Surprisingly, although the heat applied to set the toner should be sufficient to melt the high temperature glue, the glue layer 11 is not softened during its passage through the printer.

When the toner of the image has set, or the ink used for printing the image has dried, the transparent sheet 10 or 20 is placed on a substrate 13 of paper or other suitable material with the glue layer 11 sandwiched between the transparent sheet 10 or 20 and the substrate 13. The substrate 13 may have information printed on it in regions 14 outside the area of the substrate which is covered by the image regions 12 of the glue layer 11.

The sandwich of sheet 10 or 20 with the substrate 13 is then heat treated in the conventional manner to bond the transparent sheet 10 or 20 to the substrate 13 and form a product laminate of the two sheets. Following this step it is very difficult to separate the sheet 10 (or 20) from the substrate 13. The surprising aspect of such a thermal treatment (during which the temperature of the components of the sandwich reaches at least about 5°C to enable the high temperature glue layer 11 to bond the sheet 10 or 20 and the substrate 13 together) is that the imprinted image on or in the glue is not destroyed or distorted, but retains its identity and clarity, despite the melting of the glue during the high temperature bonding treatment.

After the heat treatment step, the substrate 13 of the product laminate may be bonded to additional sheets 27 of paper or card or other suitable material to form a thicker, and therefore stiffer, laminate. It has been found that such additional bonding does

not destroy or distort the original image on the region 12 of the basic laminate.
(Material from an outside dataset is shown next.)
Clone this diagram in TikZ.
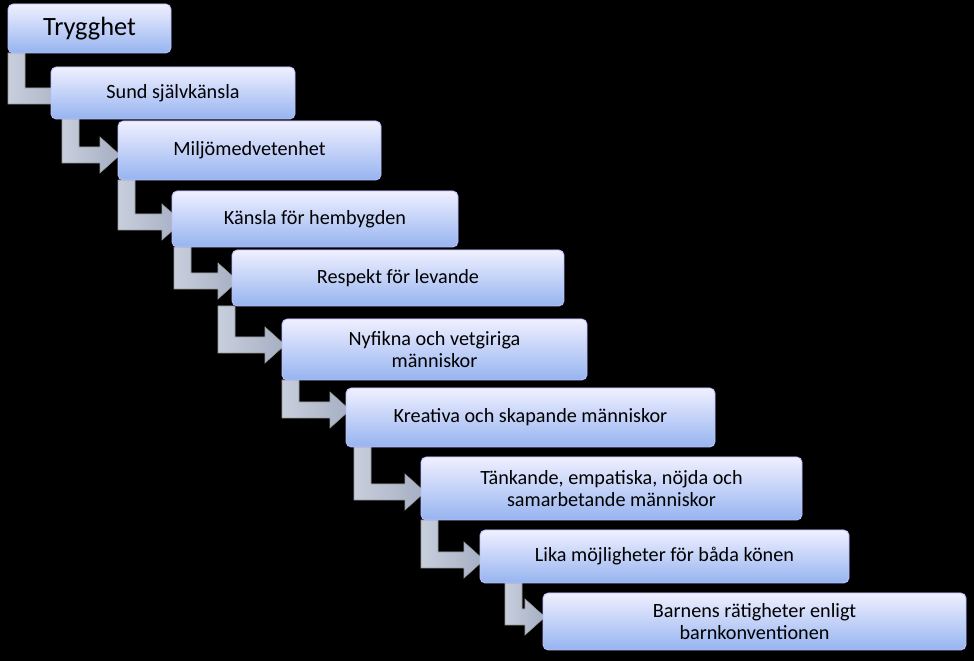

Indeed, tests using images produced by the present invention have shown that when the images include alpha-numeric characters, those characters remain machine readable to the extent required by the International Civil Aviation Organisation's specification No 9303. Thus the present invention incorporates a stable machine-readability feature into passports and other travel documents.

If the glass bead laminate of Figure 2 is used, the protective backing sheet 26 is peeled off the product laminate after its formation, to expose the outer surface of the transparent layer 20.

It will be appreciated that using the technique of the present invention, it is possible to produce identity cards, passport pages, security passes, identification labels and the like, which are both durable and significantly more secure than those products made using the methods currently in use.

Those skilled in this field will acknowledge that although two specific realisations of the present invention have been illustrated and described above, modifications to the described embodiments can be made without departing from the present inventive concept.